The right model isn't "which ticket types go to humans" but "which conditions warrant a human." Conditions are richer than categories, and they can be evaluated dynamically as the conversation evolves.
The Four Escalation Triggers That Matter
Across well-designed escalation architectures, four condition classes recur as the reliable triggers for human handoff.
Confidence threshold breach. When the agent's intent classification confidence falls below a defined threshold for a proposed action, escalate before acting. The threshold should vary by action consequence: higher bar for financial transactions, lower bar for informational responses. A common misconfiguration is using a single flat threshold across all action types. That's too aggressive for routine lookups and too permissive for account-level changes.
Sentiment signal. Repeated negative sentiment markers — explicit frustration expressions, multiple clarification requests, short hostile replies — are a reliable predictor that the current conversation is not going to resolve cleanly. Good systems detect this before the customer explicitly asks for a human and proactively offer the transfer. Waiting for the customer to say "I want to speak to a real person" is already too late; by that point the CSAT is lost regardless of what happens next.
Policy boundary hit. When the requested action exceeds the agent's defined authorization scope — refund over a dollar threshold, account access to a non-primary email, cancellation of an enterprise contract — the agent should escalate immediately and transparently. "This request requires a quick review from our team — I'm connecting you now with full context from our conversation." That's better than attempting to handle it and either failing awkwardly or taking an unauthorized action.
Repeated contact pattern. A customer who contacts support three times in seven days about the same issue is a qualitatively different situation than a first-contact. The agent should detect that repeat-contact pattern and treat it as an automatic escalation signal, even if the current request looks routine. Teams we've worked with have found that routing repeat-contact customers directly to human agents — with the conversation history surfaced — dramatically outperforms routing them back through the automated queue.
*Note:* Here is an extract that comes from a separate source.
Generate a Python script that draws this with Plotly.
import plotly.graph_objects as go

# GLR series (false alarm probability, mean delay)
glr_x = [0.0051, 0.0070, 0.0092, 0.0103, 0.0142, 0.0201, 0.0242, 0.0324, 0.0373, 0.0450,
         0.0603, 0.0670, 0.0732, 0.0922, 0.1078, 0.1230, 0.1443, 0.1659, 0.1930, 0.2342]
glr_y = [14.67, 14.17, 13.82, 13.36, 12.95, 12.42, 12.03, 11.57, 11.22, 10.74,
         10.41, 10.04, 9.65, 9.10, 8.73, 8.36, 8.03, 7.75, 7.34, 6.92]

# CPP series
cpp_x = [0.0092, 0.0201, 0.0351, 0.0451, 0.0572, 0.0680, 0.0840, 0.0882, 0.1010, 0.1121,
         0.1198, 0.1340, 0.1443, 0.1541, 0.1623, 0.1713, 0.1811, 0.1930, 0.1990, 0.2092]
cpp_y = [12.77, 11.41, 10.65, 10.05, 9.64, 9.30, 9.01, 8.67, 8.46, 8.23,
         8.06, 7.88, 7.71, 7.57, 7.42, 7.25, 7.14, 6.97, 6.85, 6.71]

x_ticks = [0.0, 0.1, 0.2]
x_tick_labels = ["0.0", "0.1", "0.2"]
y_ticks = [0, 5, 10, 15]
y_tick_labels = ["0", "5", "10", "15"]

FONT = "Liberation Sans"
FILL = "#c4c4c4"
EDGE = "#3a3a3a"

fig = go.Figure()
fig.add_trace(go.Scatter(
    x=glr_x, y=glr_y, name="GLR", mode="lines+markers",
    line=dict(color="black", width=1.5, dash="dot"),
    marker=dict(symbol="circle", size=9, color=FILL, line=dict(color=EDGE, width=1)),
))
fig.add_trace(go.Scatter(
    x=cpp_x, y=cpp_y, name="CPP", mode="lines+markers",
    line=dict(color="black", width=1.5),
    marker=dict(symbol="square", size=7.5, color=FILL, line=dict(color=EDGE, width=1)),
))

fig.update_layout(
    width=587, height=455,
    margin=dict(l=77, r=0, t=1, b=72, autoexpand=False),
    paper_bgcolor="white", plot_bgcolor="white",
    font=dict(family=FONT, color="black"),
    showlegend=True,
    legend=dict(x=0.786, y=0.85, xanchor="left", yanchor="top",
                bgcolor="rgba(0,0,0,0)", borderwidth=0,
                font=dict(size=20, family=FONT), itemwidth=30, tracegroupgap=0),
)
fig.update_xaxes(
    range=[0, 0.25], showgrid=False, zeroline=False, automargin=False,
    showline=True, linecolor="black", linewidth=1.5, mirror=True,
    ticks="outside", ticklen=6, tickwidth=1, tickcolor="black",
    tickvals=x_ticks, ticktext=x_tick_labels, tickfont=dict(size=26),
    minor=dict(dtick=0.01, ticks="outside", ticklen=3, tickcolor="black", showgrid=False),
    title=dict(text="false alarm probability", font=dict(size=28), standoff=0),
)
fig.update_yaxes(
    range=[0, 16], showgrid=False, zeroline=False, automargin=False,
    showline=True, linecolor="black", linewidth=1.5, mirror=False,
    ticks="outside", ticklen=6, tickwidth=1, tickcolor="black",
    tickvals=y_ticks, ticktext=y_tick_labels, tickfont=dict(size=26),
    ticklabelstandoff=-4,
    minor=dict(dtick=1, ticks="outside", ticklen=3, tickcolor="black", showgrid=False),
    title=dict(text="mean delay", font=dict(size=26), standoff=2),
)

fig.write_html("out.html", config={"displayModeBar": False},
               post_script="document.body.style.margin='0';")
Designing the Handoff Itself
The quality of an escalation isn't just about when it happens — it's about how it happens. A well-timed escalation that loses all context when it transfers destroys most of the value the automated first stage created. The customer ends up explaining their problem again from scratch. The human agent has no idea what the bot already tried. That's swivel-chair dynamics inside a single support interaction.
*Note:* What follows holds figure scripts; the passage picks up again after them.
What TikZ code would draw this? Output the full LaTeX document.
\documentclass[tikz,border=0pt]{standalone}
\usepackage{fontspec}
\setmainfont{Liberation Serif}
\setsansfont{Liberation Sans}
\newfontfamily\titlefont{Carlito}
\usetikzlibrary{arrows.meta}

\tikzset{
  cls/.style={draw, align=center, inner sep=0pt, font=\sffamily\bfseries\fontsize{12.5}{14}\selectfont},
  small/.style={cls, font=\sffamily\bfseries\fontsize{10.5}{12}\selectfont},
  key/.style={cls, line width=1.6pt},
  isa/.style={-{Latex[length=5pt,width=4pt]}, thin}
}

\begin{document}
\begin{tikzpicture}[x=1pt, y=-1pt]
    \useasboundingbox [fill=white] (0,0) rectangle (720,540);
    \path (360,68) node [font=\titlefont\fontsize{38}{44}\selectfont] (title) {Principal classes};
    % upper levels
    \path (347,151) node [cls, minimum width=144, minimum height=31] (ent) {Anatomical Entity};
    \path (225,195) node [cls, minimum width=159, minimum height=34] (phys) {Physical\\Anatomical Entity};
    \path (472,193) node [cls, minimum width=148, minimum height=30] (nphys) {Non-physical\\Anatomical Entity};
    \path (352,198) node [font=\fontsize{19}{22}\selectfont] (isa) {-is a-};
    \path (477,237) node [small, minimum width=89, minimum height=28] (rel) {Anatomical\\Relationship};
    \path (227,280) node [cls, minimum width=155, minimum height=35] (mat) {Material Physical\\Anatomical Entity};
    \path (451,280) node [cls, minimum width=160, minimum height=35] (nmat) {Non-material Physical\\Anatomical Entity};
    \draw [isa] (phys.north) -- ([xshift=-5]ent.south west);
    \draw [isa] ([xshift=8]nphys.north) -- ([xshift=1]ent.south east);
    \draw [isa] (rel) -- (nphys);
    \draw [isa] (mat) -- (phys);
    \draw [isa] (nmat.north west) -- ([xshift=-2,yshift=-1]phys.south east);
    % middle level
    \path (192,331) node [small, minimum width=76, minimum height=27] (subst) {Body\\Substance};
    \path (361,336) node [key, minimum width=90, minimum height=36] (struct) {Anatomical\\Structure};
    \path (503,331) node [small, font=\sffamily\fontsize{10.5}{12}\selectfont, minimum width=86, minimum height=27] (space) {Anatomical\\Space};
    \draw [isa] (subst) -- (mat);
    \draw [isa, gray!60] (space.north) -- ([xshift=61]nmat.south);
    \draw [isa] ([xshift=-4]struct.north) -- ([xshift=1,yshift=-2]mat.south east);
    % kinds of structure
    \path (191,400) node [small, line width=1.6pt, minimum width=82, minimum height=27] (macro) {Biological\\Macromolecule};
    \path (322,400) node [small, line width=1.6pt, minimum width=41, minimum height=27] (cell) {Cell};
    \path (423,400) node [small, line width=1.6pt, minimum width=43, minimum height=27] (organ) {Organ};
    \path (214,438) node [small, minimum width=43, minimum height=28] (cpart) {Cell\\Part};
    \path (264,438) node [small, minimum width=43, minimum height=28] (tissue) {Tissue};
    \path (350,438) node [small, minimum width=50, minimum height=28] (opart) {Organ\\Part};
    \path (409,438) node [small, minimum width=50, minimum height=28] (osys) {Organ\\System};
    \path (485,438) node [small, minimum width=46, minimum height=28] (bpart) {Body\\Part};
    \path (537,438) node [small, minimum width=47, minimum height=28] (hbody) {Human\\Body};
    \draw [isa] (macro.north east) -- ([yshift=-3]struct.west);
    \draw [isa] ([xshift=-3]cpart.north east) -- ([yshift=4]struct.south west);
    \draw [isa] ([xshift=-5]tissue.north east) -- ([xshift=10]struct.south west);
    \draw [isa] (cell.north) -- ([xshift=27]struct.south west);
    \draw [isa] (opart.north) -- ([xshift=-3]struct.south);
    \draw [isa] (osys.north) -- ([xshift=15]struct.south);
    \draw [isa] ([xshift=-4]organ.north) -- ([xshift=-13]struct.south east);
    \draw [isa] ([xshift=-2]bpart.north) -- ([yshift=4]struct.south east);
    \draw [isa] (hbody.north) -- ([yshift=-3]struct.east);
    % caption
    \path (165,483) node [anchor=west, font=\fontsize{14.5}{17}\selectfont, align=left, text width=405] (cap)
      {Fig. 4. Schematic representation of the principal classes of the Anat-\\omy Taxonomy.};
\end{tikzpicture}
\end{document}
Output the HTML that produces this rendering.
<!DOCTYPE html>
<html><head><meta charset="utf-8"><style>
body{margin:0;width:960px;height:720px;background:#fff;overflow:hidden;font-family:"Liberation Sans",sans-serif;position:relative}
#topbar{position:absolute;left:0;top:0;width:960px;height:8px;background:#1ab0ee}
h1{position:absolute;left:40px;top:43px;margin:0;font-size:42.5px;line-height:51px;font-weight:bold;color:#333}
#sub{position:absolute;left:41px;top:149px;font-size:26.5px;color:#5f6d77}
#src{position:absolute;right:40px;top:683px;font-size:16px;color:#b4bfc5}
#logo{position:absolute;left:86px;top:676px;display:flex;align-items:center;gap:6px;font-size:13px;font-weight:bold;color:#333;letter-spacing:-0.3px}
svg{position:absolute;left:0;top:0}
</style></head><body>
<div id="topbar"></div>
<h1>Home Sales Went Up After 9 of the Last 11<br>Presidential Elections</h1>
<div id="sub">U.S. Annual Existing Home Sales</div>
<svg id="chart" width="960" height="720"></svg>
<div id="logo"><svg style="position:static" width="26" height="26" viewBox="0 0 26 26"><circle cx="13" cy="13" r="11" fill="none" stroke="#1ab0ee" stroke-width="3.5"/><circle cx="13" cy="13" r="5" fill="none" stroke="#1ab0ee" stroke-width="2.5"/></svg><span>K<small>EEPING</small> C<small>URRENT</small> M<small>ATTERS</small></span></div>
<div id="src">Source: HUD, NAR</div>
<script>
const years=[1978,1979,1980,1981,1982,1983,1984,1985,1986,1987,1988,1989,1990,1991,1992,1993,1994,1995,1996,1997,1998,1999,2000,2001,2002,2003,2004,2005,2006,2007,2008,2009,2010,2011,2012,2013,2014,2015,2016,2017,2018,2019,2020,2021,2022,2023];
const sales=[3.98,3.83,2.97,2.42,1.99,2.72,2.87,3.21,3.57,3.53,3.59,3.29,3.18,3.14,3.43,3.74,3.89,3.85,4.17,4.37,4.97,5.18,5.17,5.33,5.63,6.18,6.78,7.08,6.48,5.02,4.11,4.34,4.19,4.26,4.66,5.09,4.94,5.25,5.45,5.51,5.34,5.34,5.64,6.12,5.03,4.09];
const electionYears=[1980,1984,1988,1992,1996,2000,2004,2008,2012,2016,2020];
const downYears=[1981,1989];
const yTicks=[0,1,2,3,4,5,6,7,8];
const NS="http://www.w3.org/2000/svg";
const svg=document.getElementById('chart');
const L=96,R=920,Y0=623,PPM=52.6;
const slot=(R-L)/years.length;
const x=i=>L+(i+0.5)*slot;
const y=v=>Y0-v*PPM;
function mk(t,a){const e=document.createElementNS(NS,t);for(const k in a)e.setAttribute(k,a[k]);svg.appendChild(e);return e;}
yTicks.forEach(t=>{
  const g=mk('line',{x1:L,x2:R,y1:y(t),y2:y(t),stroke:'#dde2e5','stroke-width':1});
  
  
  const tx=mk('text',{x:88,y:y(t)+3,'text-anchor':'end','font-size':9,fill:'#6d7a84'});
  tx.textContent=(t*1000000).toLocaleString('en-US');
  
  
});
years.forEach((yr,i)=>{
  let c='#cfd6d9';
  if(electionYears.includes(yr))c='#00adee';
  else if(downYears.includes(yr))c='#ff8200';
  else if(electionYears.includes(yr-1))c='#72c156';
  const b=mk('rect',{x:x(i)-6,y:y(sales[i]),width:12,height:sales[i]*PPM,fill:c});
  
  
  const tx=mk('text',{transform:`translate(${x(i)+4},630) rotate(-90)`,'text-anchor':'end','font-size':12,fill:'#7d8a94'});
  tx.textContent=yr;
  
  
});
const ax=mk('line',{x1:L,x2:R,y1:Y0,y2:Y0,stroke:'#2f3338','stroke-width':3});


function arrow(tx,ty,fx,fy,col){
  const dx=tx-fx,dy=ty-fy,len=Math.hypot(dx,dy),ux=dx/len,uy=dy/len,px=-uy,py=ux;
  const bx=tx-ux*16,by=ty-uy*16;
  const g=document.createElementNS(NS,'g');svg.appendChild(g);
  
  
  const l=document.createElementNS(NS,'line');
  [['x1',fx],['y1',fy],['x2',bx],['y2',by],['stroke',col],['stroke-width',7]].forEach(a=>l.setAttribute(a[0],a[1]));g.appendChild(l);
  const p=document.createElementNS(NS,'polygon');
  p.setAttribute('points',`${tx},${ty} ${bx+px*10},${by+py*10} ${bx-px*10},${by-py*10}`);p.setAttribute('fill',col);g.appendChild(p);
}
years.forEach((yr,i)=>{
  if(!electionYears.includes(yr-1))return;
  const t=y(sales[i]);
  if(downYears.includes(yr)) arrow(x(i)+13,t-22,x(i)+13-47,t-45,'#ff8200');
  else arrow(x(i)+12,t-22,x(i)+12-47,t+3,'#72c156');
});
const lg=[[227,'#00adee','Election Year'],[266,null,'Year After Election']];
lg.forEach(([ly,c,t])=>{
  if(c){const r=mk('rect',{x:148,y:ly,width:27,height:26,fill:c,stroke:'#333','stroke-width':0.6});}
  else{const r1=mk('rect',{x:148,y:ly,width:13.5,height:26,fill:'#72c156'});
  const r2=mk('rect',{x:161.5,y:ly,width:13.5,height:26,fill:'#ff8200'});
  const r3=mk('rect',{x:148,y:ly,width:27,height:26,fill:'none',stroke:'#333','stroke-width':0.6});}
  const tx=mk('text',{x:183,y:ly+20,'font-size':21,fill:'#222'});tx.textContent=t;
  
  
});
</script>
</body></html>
The handoff package the agent delivers to the human should include: the customer's account state at the time of escalation, a summary of what the agent attempted, the specific reason for escalation (confidence breach, sentiment flag, policy boundary, etc.), any account flags or history that are contextually relevant, and a pre-populated ticket draft so the human agent can begin working without a setup phase.
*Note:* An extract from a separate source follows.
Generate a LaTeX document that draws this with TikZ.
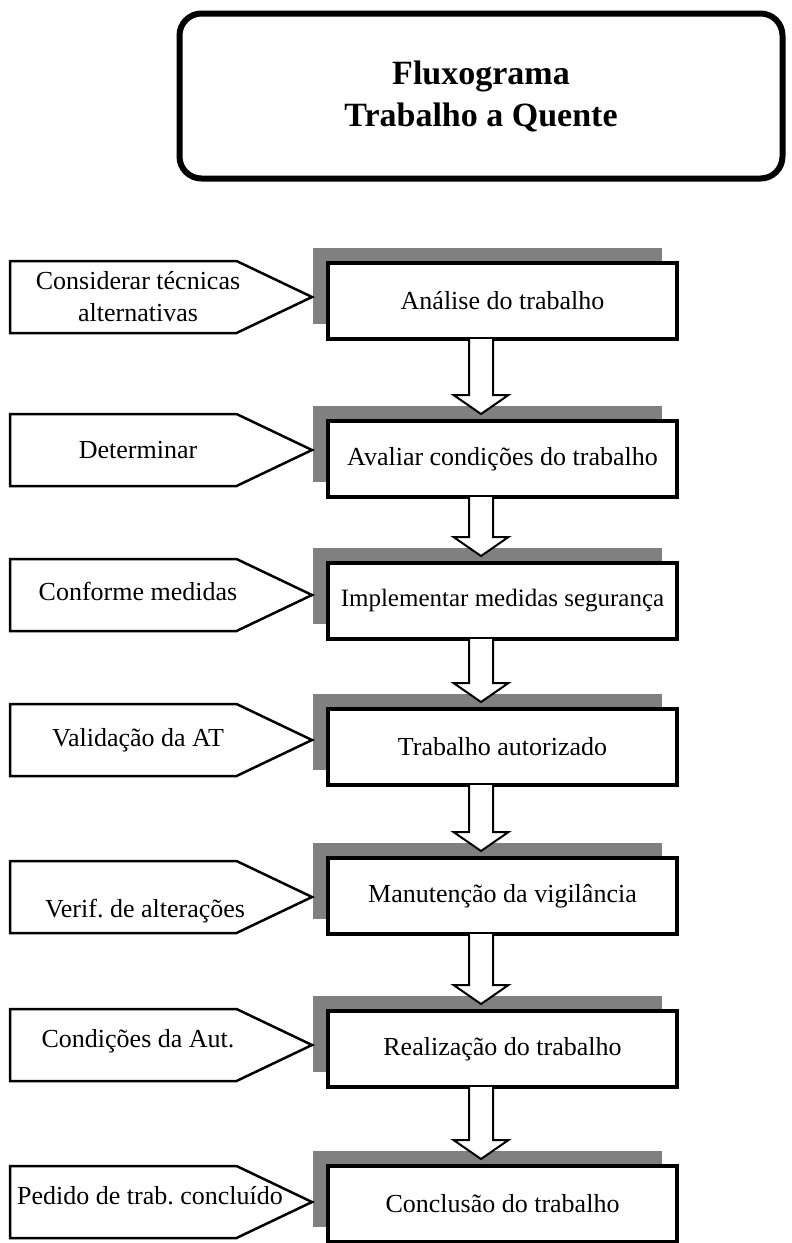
\documentclass[tikz,border=0pt]{standalone}
\usepackage{fontspec}
\setmainfont{Liberation Serif}
\usepackage{tikz}
\usetikzlibrary{positioning, calc, shapes.symbols, shadows}
\definecolor{sombra}{RGB}{128,128,128}
\frenchspacing

% seta oca de bloco entre duas etapas
\newcommand{\blocoseta}[2]{%
  \draw[line width=2pt, fill=white, line join=miter]
    ($(#1.south)+(-33.5pt,0)$) -- ($(#2.north)+(-33.5pt,26pt)$)
    -- ($(#2.north)+(-49pt,26pt)$) -- ($(#2.north)+(-21.5pt,7pt)$)
    -- ($(#2.north)+(6pt,26pt)$) -- ($(#2.north)+(-9.5pt,26pt)$)
    -- ($(#1.south)+(-9.5pt,0)$);
}

\begin{document}
\begin{tikzpicture}[
  x=1pt, y=1pt,
  titulo/.style={draw, line width=6pt, rounded corners=22pt, minimum width=603pt, minimum height=165pt, align=center, font=\bfseries\fontsize{34}{42}\selectfont},
  etapa/.style={draw, line width=3.5pt, fill=white, minimum width=349pt, minimum height=76pt, outer sep=0pt, font=\fontsize{26}{30}\selectfont,
    general shadow={fill=sombra, shadow xshift=-15pt, shadow yshift=15pt}},
  aviso/.style={signal, signal to=east, draw, line width=2.5pt, fill=white, minimum width=302pt, minimum height=72pt, signal pointer angle=51, outer sep=0pt},
  rotulo/.style={font=\fontsize{26}{32}\selectfont, align=center, inner sep=0pt}
]
  \useasboundingbox (0,0) rectangle (792,-1243);

  \node[titulo] (titulo) at (481,-96) {Fluxograma\\Trabalho a Quente};

  \node[etapa] (analise) at (502.5,-301) {Análise do trabalho};
  \node[etapa, below=82pt of analise] (avaliar) {Avaliar condições do trabalho};
  \node[etapa, below=66pt of avaliar, font=\fontsize{25}{29}\selectfont] (implem) {Implementar medidas segurança};
  \node[etapa, below=70pt of implem] (autoriz) {Trabalho autorizado};
  \node[etapa, below=73pt of autoriz] (vigil) {Manutenção da vigilância};
  \node[etapa, below=77pt of vigil] (realiz) {Realização do trabalho};
  \node[etapa, below=79pt of realiz] (conclus) {Conclusão do trabalho};

  \node[aviso, left=16pt of analise, yshift=4pt] (tecnicas) {};
  \node[aviso, left=16pt of avaliar, yshift=9pt] (determ) {};
  \node[aviso, left=16pt of implem, yshift=6pt] (conforme) {};
  \node[aviso, left=16pt of autoriz, yshift=7pt] (valid) {};
  \node[aviso, left=16pt of vigil, yshift=-1pt] (verif) {};
  \node[aviso, left=16pt of realiz, yshift=4pt] (condic) {};
  \node[aviso, left=16pt of conclus, yshift=2pt] (pedido) {};

  \node[rotulo] (tecnicas-txt) at ([xshift=-174pt]tecnicas.east) {Considerar técnicas\\alternativas};
  \node[rotulo] (determ-txt) at ([xshift=-174pt]determ.east) {Determinar};
  \node[rotulo] (conforme-txt) at ([xshift=-174pt,yshift=4pt]conforme.east) {Conforme medidas};
  \node[rotulo] (valid-txt) at ([xshift=-174pt]valid.east) {Validação da AT};
  \node[rotulo] (verif-txt) at ([xshift=-167pt,yshift=-14pt]verif.east) {Verif. de alterações};
  \node[rotulo] (condic-txt) at ([xshift=-174pt,yshift=4pt]condic.east) {Condições da Aut.};
  \node[rotulo] (pedido-txt) at ([xshift=-162pt,yshift=6pt]pedido.east) {Pedido de trab. concluído};

  \blocoseta{analise}{avaliar}
  \blocoseta{avaliar}{implem}
  \blocoseta{implem}{autoriz}
  \blocoseta{autoriz}{vigil}
  \blocoseta{vigil}{realiz}
  \blocoseta{realiz}{conclus}
\end{tikzpicture}
\end{document}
Teams that instrument this carefully consistently see average handle time on escalated tickets drop significantly compared to cold-start tickets. The human agent's work is more focused, the customer doesn't re-explain, and resolution is faster even though the ticket required human involvement.
The Calibration Loop: Escalation Policy Is Never Done
We're not saying you can design a perfect escalation policy before you've run any live traffic. That's not how these systems work. Escalation thresholds need calibration against real interaction data, and that calibration is ongoing.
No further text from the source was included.